そして、▲8三銀成と成り込んで8筋の突破に成功した後、▲8二歩と攻めて、駒得が確実となりました。(第3図)
第3図は先手が大いに優勢です。

実は、居飛車側に受けを上手く対応されると、なかなか本譜のように攻めが成功することは難しいのですが、級位者同士の対戦では本譜のように綺麗に攻めが決まることが多いだろうと思います。何より、攻めがシンプルで方針が分かりやすいのが、この戦法のメリットです。


【第2図以下の指し手 (2)】
△2二玉 ▲8八飛 △3二金 ▲8六歩 △6四歩 ▲6六銀 (途中1図) △6三銀 ▲7七桂 △4四歩 ▲5八金左 △4五歩 ▲8五歩 (途中2図) △同 歩 ▲同 飛 △同 飛 ▲同 桂 △8九飛 ▲8二飛 (第4図)

   

次に、第2図以下の変化で、居飛車側が△8五歩と突くのを保留した場合の指し方を解説します。

この場合も同様に、▲8八飛と向かい飛車に振った後、▲8六歩と突いて行きます。この形では棒銀はやりにくいので、▲6六銀と中央に活用します。(途中1図)
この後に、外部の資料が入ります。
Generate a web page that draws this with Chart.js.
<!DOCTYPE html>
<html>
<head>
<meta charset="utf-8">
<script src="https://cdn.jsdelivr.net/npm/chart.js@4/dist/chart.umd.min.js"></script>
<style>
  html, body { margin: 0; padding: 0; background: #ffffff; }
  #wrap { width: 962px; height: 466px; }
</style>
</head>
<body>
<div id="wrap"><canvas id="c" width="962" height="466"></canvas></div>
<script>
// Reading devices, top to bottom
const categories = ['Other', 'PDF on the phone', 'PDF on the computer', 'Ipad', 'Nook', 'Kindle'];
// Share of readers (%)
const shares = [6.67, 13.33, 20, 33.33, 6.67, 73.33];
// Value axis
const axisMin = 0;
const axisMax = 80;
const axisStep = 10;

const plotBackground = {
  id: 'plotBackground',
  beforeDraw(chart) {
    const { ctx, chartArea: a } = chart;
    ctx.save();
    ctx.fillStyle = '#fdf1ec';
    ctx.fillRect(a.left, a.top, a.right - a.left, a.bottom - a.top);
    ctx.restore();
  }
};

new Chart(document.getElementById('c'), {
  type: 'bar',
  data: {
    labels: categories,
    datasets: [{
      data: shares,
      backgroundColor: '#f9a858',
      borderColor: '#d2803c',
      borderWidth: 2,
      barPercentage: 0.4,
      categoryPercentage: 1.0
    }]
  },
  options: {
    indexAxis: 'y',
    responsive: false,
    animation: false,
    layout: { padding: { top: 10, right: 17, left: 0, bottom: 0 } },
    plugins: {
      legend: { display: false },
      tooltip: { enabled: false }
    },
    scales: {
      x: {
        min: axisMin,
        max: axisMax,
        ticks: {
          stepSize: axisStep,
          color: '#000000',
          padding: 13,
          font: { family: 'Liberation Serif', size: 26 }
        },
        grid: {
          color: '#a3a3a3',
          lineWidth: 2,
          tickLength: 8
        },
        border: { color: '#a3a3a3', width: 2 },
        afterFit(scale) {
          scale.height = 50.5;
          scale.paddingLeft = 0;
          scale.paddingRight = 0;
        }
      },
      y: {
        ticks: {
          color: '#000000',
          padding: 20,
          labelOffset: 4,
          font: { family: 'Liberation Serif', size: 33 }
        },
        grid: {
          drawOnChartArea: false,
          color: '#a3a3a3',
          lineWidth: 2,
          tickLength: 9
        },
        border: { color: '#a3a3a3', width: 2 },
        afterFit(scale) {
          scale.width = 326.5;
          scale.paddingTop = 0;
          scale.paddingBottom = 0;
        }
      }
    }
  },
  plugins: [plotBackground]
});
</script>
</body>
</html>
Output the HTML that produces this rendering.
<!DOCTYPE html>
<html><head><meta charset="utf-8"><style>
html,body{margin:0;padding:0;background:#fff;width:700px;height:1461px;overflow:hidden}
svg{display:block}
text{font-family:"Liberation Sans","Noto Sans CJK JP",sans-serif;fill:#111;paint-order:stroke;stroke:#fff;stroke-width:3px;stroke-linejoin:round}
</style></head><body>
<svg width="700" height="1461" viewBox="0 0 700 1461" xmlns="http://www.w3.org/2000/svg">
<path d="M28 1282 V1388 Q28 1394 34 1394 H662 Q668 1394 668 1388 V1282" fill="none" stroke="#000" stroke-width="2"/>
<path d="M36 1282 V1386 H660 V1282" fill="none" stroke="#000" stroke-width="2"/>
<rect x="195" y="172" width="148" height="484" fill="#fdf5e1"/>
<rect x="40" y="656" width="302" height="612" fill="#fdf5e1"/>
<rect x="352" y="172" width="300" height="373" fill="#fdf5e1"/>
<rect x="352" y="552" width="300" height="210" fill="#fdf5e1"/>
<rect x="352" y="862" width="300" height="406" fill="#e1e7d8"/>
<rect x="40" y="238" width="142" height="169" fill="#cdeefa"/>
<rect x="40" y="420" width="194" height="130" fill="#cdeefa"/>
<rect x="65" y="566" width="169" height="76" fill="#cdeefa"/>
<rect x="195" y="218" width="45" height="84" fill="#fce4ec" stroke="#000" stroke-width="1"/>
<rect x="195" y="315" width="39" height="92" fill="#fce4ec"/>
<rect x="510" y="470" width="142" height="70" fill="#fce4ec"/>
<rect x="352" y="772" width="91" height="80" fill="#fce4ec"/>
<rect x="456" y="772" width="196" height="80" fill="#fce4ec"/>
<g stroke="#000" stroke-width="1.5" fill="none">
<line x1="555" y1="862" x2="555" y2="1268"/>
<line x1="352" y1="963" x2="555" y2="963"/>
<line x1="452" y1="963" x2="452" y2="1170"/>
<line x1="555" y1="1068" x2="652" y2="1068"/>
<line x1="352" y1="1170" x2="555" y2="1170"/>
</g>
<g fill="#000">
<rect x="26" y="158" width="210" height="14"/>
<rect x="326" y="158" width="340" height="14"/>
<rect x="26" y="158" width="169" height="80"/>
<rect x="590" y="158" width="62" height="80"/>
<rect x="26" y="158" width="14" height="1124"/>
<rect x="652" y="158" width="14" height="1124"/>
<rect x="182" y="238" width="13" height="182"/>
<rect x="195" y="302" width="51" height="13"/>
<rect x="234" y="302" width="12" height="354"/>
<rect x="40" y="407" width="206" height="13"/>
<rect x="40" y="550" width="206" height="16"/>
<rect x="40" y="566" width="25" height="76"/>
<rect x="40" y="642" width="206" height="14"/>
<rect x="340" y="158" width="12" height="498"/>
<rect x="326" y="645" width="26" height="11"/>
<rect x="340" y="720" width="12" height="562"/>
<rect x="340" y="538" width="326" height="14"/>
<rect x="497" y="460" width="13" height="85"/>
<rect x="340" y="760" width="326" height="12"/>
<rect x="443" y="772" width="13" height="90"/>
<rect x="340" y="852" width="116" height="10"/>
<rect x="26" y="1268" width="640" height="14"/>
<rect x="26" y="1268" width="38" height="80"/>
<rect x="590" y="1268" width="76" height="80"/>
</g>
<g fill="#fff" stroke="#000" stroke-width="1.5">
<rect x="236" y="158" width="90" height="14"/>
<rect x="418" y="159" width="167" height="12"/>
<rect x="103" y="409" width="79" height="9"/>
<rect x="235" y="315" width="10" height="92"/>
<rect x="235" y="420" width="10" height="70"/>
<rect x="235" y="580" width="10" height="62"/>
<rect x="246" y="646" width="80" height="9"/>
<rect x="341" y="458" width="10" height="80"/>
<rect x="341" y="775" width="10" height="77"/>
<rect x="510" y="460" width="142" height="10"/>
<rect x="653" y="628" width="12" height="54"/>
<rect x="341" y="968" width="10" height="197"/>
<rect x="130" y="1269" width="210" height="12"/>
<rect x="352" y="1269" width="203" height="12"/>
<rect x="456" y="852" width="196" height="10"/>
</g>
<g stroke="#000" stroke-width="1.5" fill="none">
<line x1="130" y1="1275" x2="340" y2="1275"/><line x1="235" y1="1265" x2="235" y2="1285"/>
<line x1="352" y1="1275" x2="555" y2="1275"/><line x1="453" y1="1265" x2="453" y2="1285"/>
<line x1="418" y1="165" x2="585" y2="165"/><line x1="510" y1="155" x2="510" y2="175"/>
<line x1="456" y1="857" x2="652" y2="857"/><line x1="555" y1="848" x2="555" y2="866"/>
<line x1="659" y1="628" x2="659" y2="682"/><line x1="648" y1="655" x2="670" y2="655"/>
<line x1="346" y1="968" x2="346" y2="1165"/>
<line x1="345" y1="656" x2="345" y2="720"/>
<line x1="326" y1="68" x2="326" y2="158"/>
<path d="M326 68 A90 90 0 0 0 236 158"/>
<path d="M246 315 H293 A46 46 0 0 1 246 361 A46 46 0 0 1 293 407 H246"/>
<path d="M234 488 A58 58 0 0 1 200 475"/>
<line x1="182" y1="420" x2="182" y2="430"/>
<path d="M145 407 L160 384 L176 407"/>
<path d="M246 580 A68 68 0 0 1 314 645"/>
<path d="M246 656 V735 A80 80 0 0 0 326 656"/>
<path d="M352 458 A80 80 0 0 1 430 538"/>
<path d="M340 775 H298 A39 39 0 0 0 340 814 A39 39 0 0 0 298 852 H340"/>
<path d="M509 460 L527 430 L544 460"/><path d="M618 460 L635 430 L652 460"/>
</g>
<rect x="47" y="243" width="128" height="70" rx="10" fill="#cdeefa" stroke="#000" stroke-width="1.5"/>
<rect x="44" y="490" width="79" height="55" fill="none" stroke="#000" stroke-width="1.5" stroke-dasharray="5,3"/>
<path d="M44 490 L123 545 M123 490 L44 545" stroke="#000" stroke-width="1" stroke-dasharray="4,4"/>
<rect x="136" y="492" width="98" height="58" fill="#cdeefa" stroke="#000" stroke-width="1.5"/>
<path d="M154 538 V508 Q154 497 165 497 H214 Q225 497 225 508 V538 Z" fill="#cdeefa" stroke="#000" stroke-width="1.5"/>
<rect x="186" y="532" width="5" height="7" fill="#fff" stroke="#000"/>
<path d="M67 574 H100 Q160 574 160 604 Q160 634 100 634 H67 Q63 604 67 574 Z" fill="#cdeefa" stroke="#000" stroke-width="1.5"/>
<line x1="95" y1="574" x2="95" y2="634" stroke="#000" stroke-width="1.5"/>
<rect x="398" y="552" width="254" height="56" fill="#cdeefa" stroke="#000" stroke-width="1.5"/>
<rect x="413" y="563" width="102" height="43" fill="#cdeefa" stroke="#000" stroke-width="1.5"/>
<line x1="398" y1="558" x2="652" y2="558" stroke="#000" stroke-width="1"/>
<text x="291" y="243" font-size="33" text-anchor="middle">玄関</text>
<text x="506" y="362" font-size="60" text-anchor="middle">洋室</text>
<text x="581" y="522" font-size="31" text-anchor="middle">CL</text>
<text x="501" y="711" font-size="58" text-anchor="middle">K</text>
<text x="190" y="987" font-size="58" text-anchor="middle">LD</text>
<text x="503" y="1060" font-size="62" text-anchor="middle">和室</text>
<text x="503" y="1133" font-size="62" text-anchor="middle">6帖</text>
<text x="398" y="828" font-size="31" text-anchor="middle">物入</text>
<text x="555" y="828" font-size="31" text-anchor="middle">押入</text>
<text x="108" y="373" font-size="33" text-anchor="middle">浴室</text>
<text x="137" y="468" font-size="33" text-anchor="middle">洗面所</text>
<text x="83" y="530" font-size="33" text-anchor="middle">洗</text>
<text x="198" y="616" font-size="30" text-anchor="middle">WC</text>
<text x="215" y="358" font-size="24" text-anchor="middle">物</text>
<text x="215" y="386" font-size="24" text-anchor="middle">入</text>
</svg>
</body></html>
そして、▲7七桂と左桂を活用します。四間飛車側にとって、左の桂馬が活用出来るのは、大きなメリットになります。この後、飛車交換を狙っていくのですが、その前に▲5八金左として本美濃囲いを完成して、離れ駒をなくしておくのが大きな一手です。そして満を持して▲8五歩と仕掛けます。(途中2図)

飛車交換をした後、お互いに敵陣に飛車を打ち込みます。(第4図)

先手は8一の桂馬と9一の香車の両方が取れそうなのに対して、後手は9九の香車は取れそうですが8五の桂馬を取るのは難しそうで、下手をすると▲7三桂成と成り込まれて6三の銀と交換になる可能性すらありそうです。よって第4図の形勢は、先手が有利です。


今回は角交換四間飛車の狙い筋を解説しました。角道を止めるノーマル四間飛車よりも、指し方がシンプルで分かりやすい上に、四間飛車の方から仕掛けて攻めていくことが可能で、主導権を握りやすい戦法です。
居飛車側に正しく受けられると、本譜のようにあっさりと優勢にすることは難しいのですが、アマチュア、特に級位者同士の対戦においては、一度試していただくのも面白いと思います。